[begin RECORDS SHOWN]

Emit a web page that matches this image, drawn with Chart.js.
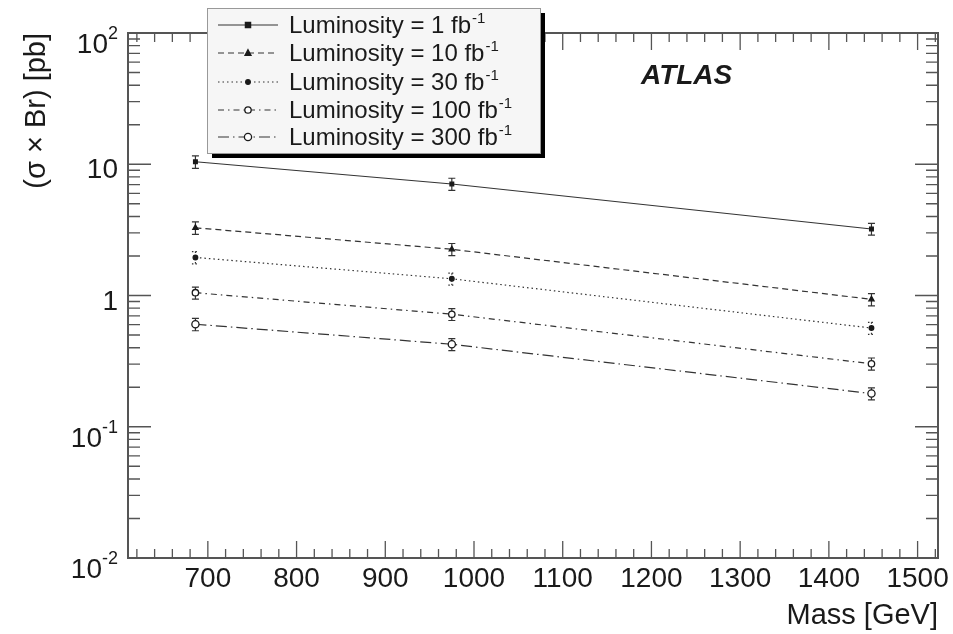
<!DOCTYPE html>
<html>
<head>
<meta charset="utf-8">
<script src="https://cdn.jsdelivr.net/npm/chart.js@4"></script>
<style>
  html, body { margin: 0; padding: 0; background: #fff; }
  #wrap { width: 953px; height: 634px; position: relative; }
</style>
</head>
<body>
<div id="wrap"><canvas id="xsecChart"></canvas></div>
<script>
// ————— Datos —————
const MASSES    = [686, 975, 1448];
const XSEC_1    = [10.45, 7.07, 3.21];
const XSEC_10   = [3.28, 2.25, 0.935];
const XSEC_30   = [1.95, 1.34, 0.565];
const XSEC_100  = [1.05, 0.72, 0.302];
const XSEC_300  = [0.604, 0.425, 0.179];
const ERR_1     = [1.15, 0.75, 0.33];
const ERR_10    = [0.36, 0.24, 0.10];
const ERR_30    = [0.21, 0.14, 0.06];
const ERR_100   = [0.11, 0.075, 0.032];
const ERR_300   = [0.065, 0.045, 0.019];
const LUMIS     = ['1', '10', '30', '100', '300'];
const X_TICKS   = [700, 800, 900, 1000, 1100, 1200, 1300, 1400, 1500];
const Y_TICKS   = [0.01, 0.1, 1, 10, 100];
const Y_BASES   = ['10', '10', '1', '10', '10'];
const Y_EXPS    = ['-2', '-1', '', '', '2'];

const SERIES = [XSEC_1, XSEC_10, XSEC_30, XSEC_100, XSEC_300];
const ERRORS = [ERR_1, ERR_10, ERR_30, ERR_100, ERR_300];

// ————— Estilos —————
const INK    = '#1a1a1a';
const LINE   = '#333';
const FRAME  = '#555';
const FONT   = '"Liberation Sans", Arial, Helvetica, sans-serif';
const DASHES = [[], [6, 4], [1.5, 3], [6, 4, 1.5, 4], [11, 4, 1.5, 4]];
const MARKS  = [
  { style: 'rect',     r: 2.6, fill: INK },
  { style: 'triangle', r: 3,   fill: INK },
  { style: 'circle',   r: 2.3, fill: INK },
  { style: 'circle',   r: 3.2, fill: '#fff' },
  { style: 'circle',   r: 3.6, fill: '#fff' }
];

function drawMark(ctx, m, x, y) {
  ctx.save();
  ctx.setLineDash([]);
  ctx.lineWidth = 1.3;
  ctx.strokeStyle = INK;
  ctx.fillStyle = m.fill;
  ctx.beginPath();
  if (m.style === 'rect') {
    ctx.rect(x - m.r, y - m.r, m.r * 2, m.r * 2);
  } else if (m.style === 'triangle') {
    ctx.moveTo(x, y - m.r * 1.1);
    ctx.lineTo(x + m.r, y + m.r * 0.8);
    ctx.lineTo(x - m.r, y + m.r * 0.8);
    ctx.closePath();
  } else {
    ctx.arc(x, y, m.r, 0, Math.PI * 2);
  }
  ctx.fill();
  ctx.stroke();
  ctx.restore();
}

// ————— Plugin: barras de error, marco estilo ROOT, leyenda —————
const rootStyle = {
  id: 'rootStyle',
  beforeDatasetsDraw(chart) {
    const ctx = chart.ctx, ys = chart.scales.y;
    ctx.save();
    ctx.strokeStyle = LINE;
    ctx.lineWidth = 1.2;
    chart.data.datasets.forEach((ds, i) => {
      const meta = chart.getDatasetMeta(i);
      ctx.setLineDash(i === 2 ? [1.5, 2] : []);
      meta.data.forEach((pt, j) => {
        const v = ds.data[j].y, e = ERRORS[i][j];
        const yHi = ys.getPixelForValue(v + e), yLo = ys.getPixelForValue(v - e);
        ctx.beginPath();
        ctx.moveTo(pt.x, yHi); ctx.lineTo(pt.x, yLo);
        ctx.moveTo(pt.x - 3.5, yHi); ctx.lineTo(pt.x + 3.5, yHi);
        ctx.moveTo(pt.x - 3.5, yLo); ctx.lineTo(pt.x + 3.5, yLo);
        ctx.stroke();
      });
    });
    ctx.restore();
  },
  afterDraw(chart) {
    const ctx = chart.ctx, xs = chart.scales.x, ys = chart.scales.y;
    const { left: L, right: R, top: T, bottom: B } = chart.chartArea;
    ctx.save();

    // marco
    ctx.strokeStyle = FRAME;
    ctx.lineWidth = 2;
    ctx.strokeRect(L, T, R - L, B - T);

    // ticks hacia dentro
    ctx.lineWidth = 1.3;
    ctx.beginPath();
    for (let v = 620; v <= xs.max; v += 20) {
      const px = xs.getPixelForValue(v);
      const len = v % 100 === 0 ? 17 : 9;
      ctx.moveTo(px, B); ctx.lineTo(px, B - len);
      ctx.moveTo(px, T); ctx.lineTo(px, T + len);
    }
    for (let k = -2; k <= 1; k++) {
      for (let m = 1; m <= 9; m++) {
        const py = ys.getPixelForValue(m * Math.pow(10, k));
        const len = m === 1 ? 23 : 12;
        ctx.moveTo(L, py); ctx.lineTo(L + len, py);
        ctx.moveTo(R, py); ctx.lineTo(R - len, py);
      }
    }
    ctx.stroke();

    // etiquetas eje X
    ctx.fillStyle = INK;
    ctx.font = '28px ' + FONT;
    ctx.textAlign = 'center';
    ctx.textBaseline = 'alphabetic';
    X_TICKS.forEach(v => ctx.fillText(String(v), xs.getPixelForValue(v), 587));

    // etiquetas eje Y (con exponente)
    ctx.textAlign = 'right';
    Y_TICKS.forEach((v, i) => {
      const py = ys.getPixelForValue(v);
      const exp = Y_EXPS[i];
      if (!exp) {
        ctx.font = '28px ' + FONT;
        ctx.fillText(Y_BASES[i], 118, py + 14);
      } else {
        ctx.font = '18px ' + FONT;
        const ew = ctx.measureText(exp).width;
        ctx.fillText(exp, 118, py + 6);
        ctx.font = '28px ' + FONT;
        ctx.fillText(Y_BASES[i], 118 - ew, py + 20);
      }
    });

    // títulos
    ctx.font = '29px ' + FONT;
    ctx.textAlign = 'right';
    ctx.fillText('Mass [GeV]', R, 624);
    ctx.save();
    ctx.translate(45, T);
    ctx.rotate(-Math.PI / 2);
    ctx.fillText('(σ × Br) [pb]', 0, 0);
    ctx.restore();

    ctx.font = 'italic bold 28px ' + FONT;
    ctx.textAlign = 'left';
    ctx.fillText('ATLAS', 641, 84);

    // leyenda
    const bx = 207, by = 8, bw = 333, bh = 145;
    ctx.fillStyle = '#000';
    ctx.fillRect(bx + 5, by + 5, bw, bh);
    ctx.fillStyle = '#f6f6f6';
    ctx.fillRect(bx, by, bw, bh);
    ctx.strokeStyle = '#999';
    ctx.lineWidth = 1;
    ctx.strokeRect(bx + 0.5, by + 0.5, bw, bh);

    const rows = [25, 53, 82, 110, 137];
    LUMIS.forEach((lum, i) => {
      const cy = rows[i];
      ctx.strokeStyle = LINE;
      ctx.lineWidth = 1.2;
      ctx.setLineDash(DASHES[i]);
      ctx.beginPath();
      ctx.moveTo(218, cy); ctx.lineTo(278, cy);
      ctx.stroke();
      ctx.setLineDash([]);
      drawMark(ctx, MARKS[i], 248, cy);

      ctx.fillStyle = INK;
      ctx.font = '24px ' + FONT;
      ctx.textAlign = 'left';
      const txt = 'Luminosity = ' + lum + ' fb';
      ctx.fillText(txt, 289, cy + 8);
      const w = ctx.measureText(txt).width;
      ctx.font = '15px ' + FONT;
      ctx.fillText('-1', 289 + w + 1, cy - 2);
    });

    ctx.restore();
  }
};

// ————— Gráfica —————
const datasets = SERIES.map((vals, i) => ({
  label: 'Luminosity = ' + LUMIS[i] + ' fb-1',
  data: vals.map((v, j) => ({ x: MASSES[j], y: v })),
  borderColor: LINE,
  borderWidth: 1.2,
  borderDash: DASHES[i],
  tension: 0,
  fill: false,
  pointStyle: MARKS[i].style,
  pointRadius: MARKS[i].r,
  pointBackgroundColor: MARKS[i].fill,
  pointBorderColor: INK,
  pointBorderWidth: 1.3
}));

new Chart(document.getElementById('xsecChart'), {
  type: 'line',
  data: { datasets },
  options: {
    responsive: true,
    maintainAspectRatio: false,
    animation: false,
    layout: { padding: { left: 128, right: 15, top: 33, bottom: 76 } },
    plugins: { legend: { display: false }, tooltip: { enabled: false } },
    scales: {
      x: { type: 'linear', min: 610, max: 1523, display: false },
      y: { type: 'logarithmic', min: 0.01, max: 100, display: false }
    }
  },
  plugins: [rootStyle]
});
</script>
</body>
</html>
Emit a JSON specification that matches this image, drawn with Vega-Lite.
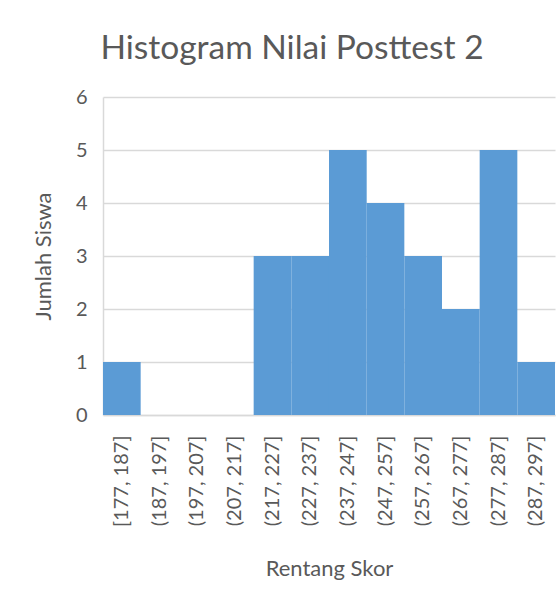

[end RECORDS SHOWN]

GIVEN PROBLEM. Extract every line above containing the word "that".

THE RESPONSE.
Emit a web page that matches this image, drawn with Chart.js.
Emit a JSON specification that matches this image, drawn with Vega-Lite.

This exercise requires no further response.